-------- Provided records
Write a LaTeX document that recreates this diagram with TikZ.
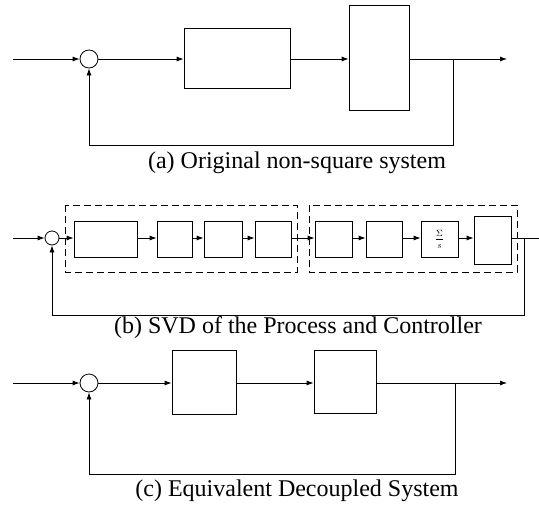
\documentclass[tikz,border=0pt]{standalone}
\usepackage{amsmath}
\usepackage{fontspec}
\setmainfont{Liberation Serif}
\usetikzlibrary{arrows.meta,positioning}

\tikzset{
  blk/.style={draw, line width=0.8pt, inner sep=0pt},
  sumnode/.style={draw, circle, line width=0.8pt, inner sep=0pt},
  sig/.style={line width=0.8pt, -{Latex[length=7pt,width=5pt]}},
  wire/.style={line width=0.8pt},
  grp/.style={draw, line width=0.9pt, dash pattern=on 7pt off 4pt},
  capt/.style={font=\fontsize{24}{28}\selectfont}
}

\begin{document}
\begin{tikzpicture}[x=1pt,y=-1pt]
  \useasboundingbox (0,0) rectangle (539,506);

  % (a) original non-square system
  \coordinate (inA) at (13,59);
  \node[sumnode, minimum size=18pt] (sumA) at (89,59) {};
  \node[blk, minimum width=106pt, minimum height=60pt] (ctrlA) at (237,58) {};
  \node[blk, minimum width=60pt, minimum height=105pt] (plantA) at (379,57.5) {};
  \coordinate (tapA) at (453,59);
  \coordinate (outA) at (507,59);
  \coordinate (fbA) at (89,145);
  \draw[sig] (inA) -- (sumA);
  \draw[sig] (sumA) -- (ctrlA.west |- sumA);
  \draw[sig] (ctrlA.east |- sumA) -- (plantA.west |- sumA);
  \draw[sig] (plantA.east |- sumA) -- (outA);
  \draw[sig] (tapA) |- (fbA) -- (sumA.south);
  \node[capt] (capA) at (297,163) {(a) Original non-square system};

  % (b) SVD of the process and controller
  \coordinate (inB) at (13,238);
  \node[sumnode, minimum size=14pt] (sumB) at (52,238) {};
  \draw[grp] (65,205) rectangle (297,272);
  \draw[grp] (309,205) rectangle (517,272);
  \node[blk, minimum width=63pt, minimum height=36pt] (b1) at (105.5,239) {};
  \node[blk, minimum width=35pt, minimum height=36pt] (b2) at (174.5,239) {};
  \node[blk, minimum width=38pt, minimum height=36pt] (b3) at (223,239) {};
  \node[blk, minimum width=36pt, minimum height=36pt] (b4) at (273,239) {};
  \node[blk, minimum width=37pt, minimum height=36pt] (b5) at (333.5,239) {};
  \node[blk, minimum width=36pt, minimum height=36pt] (b6) at (384,239) {};
  \node[blk, minimum width=37pt, minimum height=36pt] (b7) at (439.5,239)
    {\fontsize{9}{10}\selectfont$\dfrac{\Sigma}{s}$};
  \node[blk, minimum width=37pt, minimum height=48pt] (b8) at (492.5,240) {};
  \coordinate (tapB) at (524,238);
  \coordinate (outB) at (539,238);
  \coordinate (fbB) at (52,315);
  \draw[sig] (inB) -- (sumB);
  \draw[sig] (sumB) -- (b1.west |- sumB);
  \foreach \a/\b in {b1/b2,b2/b3,b3/b4,b4/b5,b5/b6,b6/b7,b7/b8}
    \draw[sig] (\a.east |- sumB) -- (\b.west |- sumB);
  \draw[wire] (b8.east |- sumB) -- (outB);
  \draw[sig] (tapB) |- (fbB) -- (sumB.south);
  \node[capt] (capB) at (298,328) {(b) SVD of the Process and Controller};

  % (c) equivalent decoupled system
  \coordinate (inC) at (13,383);
  \node[sumnode, minimum size=18pt] (sumC) at (89,383) {};
  \node[blk, minimum width=64pt, minimum height=64pt] (c1) at (204,382) {};
  \node[blk, minimum width=62pt, minimum height=63pt] (c2) at (345,381.5) {};
  \coordinate (tapC) at (455,383);
  \coordinate (outC) at (507,383);
  \coordinate (fbC) at (89,474);
  \draw[sig] (inC) -- (sumC);
  \draw[sig] (sumC) -- (c1.west |- sumC);
  \draw[sig] (c1.east |- sumC) -- (c2.west |- sumC);
  \draw[sig] (c2.east |- sumC) -- (outC);
  \draw[sig] (tapC) |- (fbC) -- (sumC.south);
  \node[capt] (capC) at (297,491) {(c) Equivalent Decoupled System};
\end{tikzpicture}
\end{document}
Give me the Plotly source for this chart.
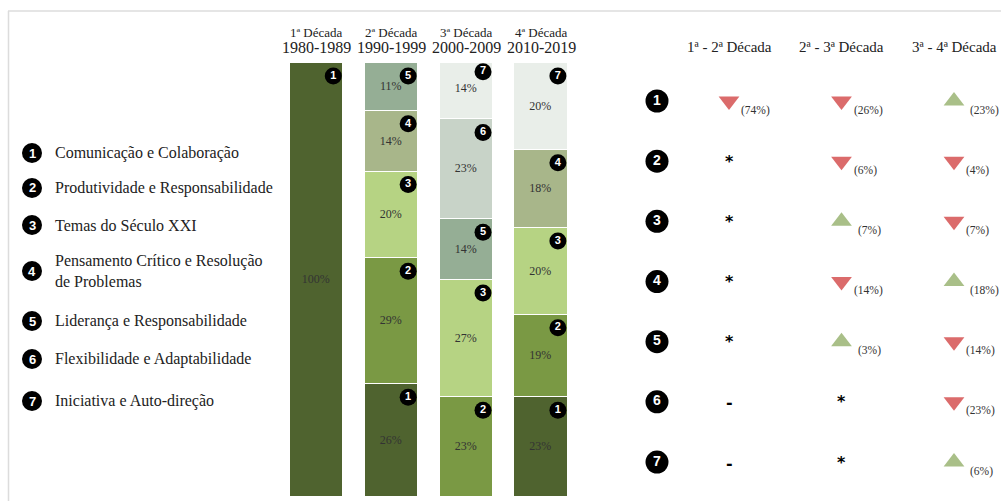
----------------
Examine the entries and report how many of their lines contain the string "this", giving no more than the number.

2